EXERCISE TASK
Restate the whole of the material. Keep every word, and drop the pictures.

_ _ _

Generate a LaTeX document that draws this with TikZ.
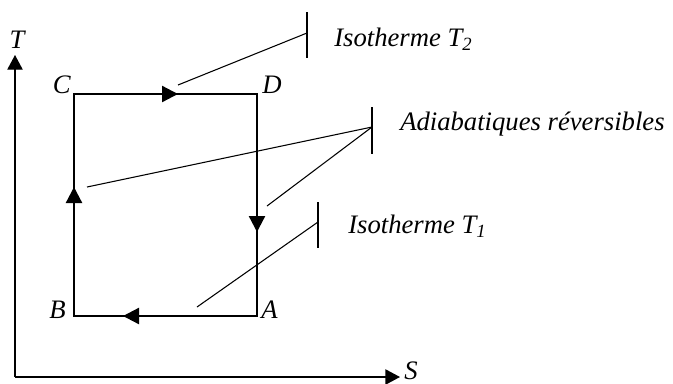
\documentclass[tikz,border=0pt]{standalone}
\usepackage{fontspec}
\setmainfont{Liberation Serif}
\usetikzlibrary{calc,arrows.meta}
\tikzset{
    axis line/.style={line width=1pt, -{Triangle[length=11pt,width=11.5pt]}},
    cycle line/.style={line width=0.9pt},
    flow arrow/.style={line width=1.7pt, -{Triangle[length=12pt,width=12pt]}},
    leader line/.style={line width=0.8pt},
    tick line/.style={line width=0.9pt},
    label text/.style={font=\fontsize{20}{24}\selectfont\itshape, inner sep=0pt}
}
\begin{document}
\begin{tikzpicture}[x=0.75pt,y=-0.75pt]
    \useasboundingbox (0,0) rectangle (673,383);
    % axes
    \coordinate(O)at(15,377);
    \coordinate(Ttip)at(15,55);
    \coordinate(Stip)at(400,377);
    \draw[axis line](O)--(Ttip);
    \draw[axis line](O)--(Stip);
    \node[label text,anchor=base](Tlab)at(17,48){T};
    \node[label text,anchor=base west,text depth=0pt](Slab)at(404,379){S};
    % cycle
    \coordinate(A)at(257,316);
    \coordinate(B)at(74,316);
    \coordinate(C)at(74,94);
    \coordinate(D)at(257,94);
    \draw[cycle line](A)--(B)--(C)--(D)--cycle;
    \draw[flow arrow]($(C)+(61,0)$)--($(C)+(104,0)$);
    \draw[flow arrow]($(D)+(0,93)$)--($(D)+(0,138)$);
    \draw[flow arrow]($(A)+(-71,0)$)--($(A)+(-134,0)$);
    \draw[flow arrow]($(B)+(0,-64)$)--($(B)+(0,-129)$);
    \node[label text,anchor=base east](Clab)at(71,93){C};
    \node[label text,anchor=base west](Dlab)at(262,93){D};
    \node[label text,anchor=base east](Blab)at(66,318){B};
    \node[label text,anchor=base west](Alab)at(261,318){A};
    % leaders
    \coordinate(hot)at(307,33);
    \draw[tick line]($(hot)+(0,-21)$)--($(hot)+(0,25)$);
    \draw[leader line](hot)--(178,85);
    \node[label text,anchor=base west](hotlab)at(334,46){Isotherme T\textsubscript{2}};
    \coordinate(adia)at(372,127);
    \draw[tick line]($(adia)+(0,-20)$)--($(adia)+(0,27)$);
    \draw[leader line](adia)--(87,187);
    \draw[leader line](adia)--(267,206);
    \node[label text,anchor=base west](adialab)at(400,130){Adiabatiques réversibles};
    \coordinate(cold)at(318,222);
    \draw[tick line]($(cold)+(0,-20)$)--($(cold)+(0,26)$);
    \draw[leader line](cold)--(197,307);
    \node[label text,anchor=base west](coldlab)at(348,233){Isotherme T\textsubscript{1}};
\end{tikzpicture}
\end{document}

_ _ _

REPLY
Generate a LaTeX document that draws this with TikZ.
\documentclass[tikz,border=0pt]{standalone}
\usepackage{fontspec}
\setmainfont{Liberation Serif}
\usetikzlibrary{calc,arrows.meta}
\tikzset{
    axis line/.style={line width=1pt, -{Triangle[length=11pt,width=11.5pt]}},
    cycle line/.style={line width=0.9pt},
    flow arrow/.style={line width=1.7pt, -{Triangle[length=12pt,width=12pt]}},
    leader line/.style={line width=0.8pt},
    tick line/.style={line width=0.9pt},
    label text/.style={font=\fontsize{20}{24}\selectfont\itshape, inner sep=0pt}
}
\begin{document}
\begin{tikzpicture}[x=0.75pt,y=-0.75pt]
    \useasboundingbox (0,0) rectangle (673,383);
    % axes
    \coordinate(O)at(15,377);
    \coordinate(Ttip)at(15,55);
    \coordinate(Stip)at(400,377);
    \draw[axis line](O)--(Ttip);
    \draw[axis line](O)--(Stip);
    \node[label text,anchor=base](Tlab)at(17,48){T};
    \node[label text,anchor=base west,text depth=0pt](Slab)at(404,379){S};
    % cycle
    \coordinate(A)at(257,316);
    \coordinate(B)at(74,316);
    \coordinate(C)at(74,94);
    \coordinate(D)at(257,94);
    \draw[cycle line](A)--(B)--(C)--(D)--cycle;
    \draw[flow arrow]($(C)+(61,0)$)--($(C)+(104,0)$);
    \draw[flow arrow]($(D)+(0,93)$)--($(D)+(0,138)$);
    \draw[flow arrow]($(A)+(-71,0)$)--($(A)+(-134,0)$);
    \draw[flow arrow]($(B)+(0,-64)$)--($(B)+(0,-129)$);
    \node[label text,anchor=base east](Clab)at(71,93){C};
    \node[label text,anchor=base west](Dlab)at(262,93){D};
    \node[label text,anchor=base east](Blab)at(66,318){B};
    \node[label text,anchor=base west](Alab)at(261,318){A};
    % leaders
    \coordinate(hot)at(307,33);
    \draw[tick line]($(hot)+(0,-21)$)--($(hot)+(0,25)$);
    \draw[leader line](hot)--(178,85);
    \node[label text,anchor=base west](hotlab)at(334,46){Isotherme T\textsubscript{2}};
    \coordinate(adia)at(372,127);
    \draw[tick line]($(adia)+(0,-20)$)--($(adia)+(0,27)$);
    \draw[leader line](adia)--(87,187);
    \draw[leader line](adia)--(267,206);
    \node[label text,anchor=base west](adialab)at(400,130){Adiabatiques réversibles};
    \coordinate(cold)at(318,222);
    \draw[tick line]($(cold)+(0,-20)$)--($(cold)+(0,26)$);
    \draw[leader line](cold)--(197,307);
    \node[label text,anchor=base west](coldlab)at(348,233){Isotherme T\textsubscript{1}};
\end{tikzpicture}
\end{document}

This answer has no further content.